This year, 64 documentaries applied for spots in the Taipei Film Festival (TaipeiFF) as part of the “Taipei Award” section for Taiwanese films.
TaipeiFF selection committee member and senior Taiwanese documentary film director Huang Ting-fu says a number of the films “surpassed the production capabilities of my best works. Audiences should watch them if they have a chance, but not to judge them as good or bad, as triumphs or failures. I recommend these works from the point of view of ‘films.’ And what is a ‘film’?...No matter what medium it is shot on, it simply must come completely from the director’s heart.”
There are several documentaries of note. In Ancient Species, director Lin Zhi-zhan delicately pairs the discovery of an ancient species of grain seed and a return to traditional farming methods in a village in China’s Yunnan Province with a touching portrait of a married couple there.

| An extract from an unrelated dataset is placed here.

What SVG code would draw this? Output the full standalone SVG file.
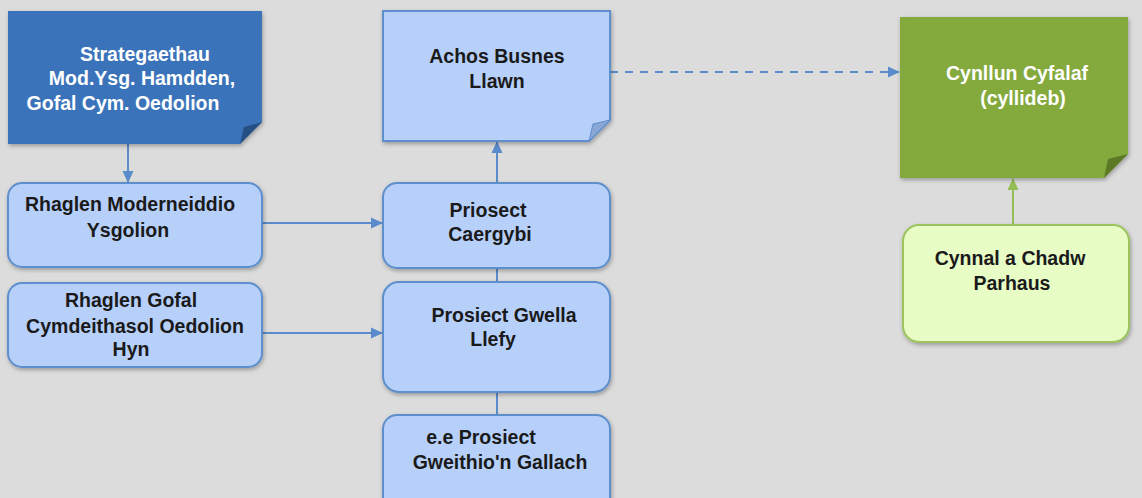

In How Long is the Road, director Tang Shiang-chu completes his “returning home” trilogy. The seed the film springs from is an aboriginal woodcarver on Taiwan’s east coast, whom Tang joins in a search for soldier’s drafted into Chiang Kai-shek’s Nationalist Army in the 1940s and sent to China. Some of these conscripts eventually made it back to Taiwan, while others have lived through more than a half century of communism and are still in China today.
Veteran director Wu Mi-sen’s Tibet, Taiwan looks at the Tibetan diaspora from Taipei to India to the US and its relationship to a homeland severely supressed at the hands of the Chinese government.
Yellow Sheep River by Liu Suong returns to the basics of sound and image, dispensing completely with narrative and even dialogue to paint a portrait of life today in Yellow Sheep River (Huangyangchuan), a small agrarian village in the high plains of the upper Yellow River in China’s Gansu Province.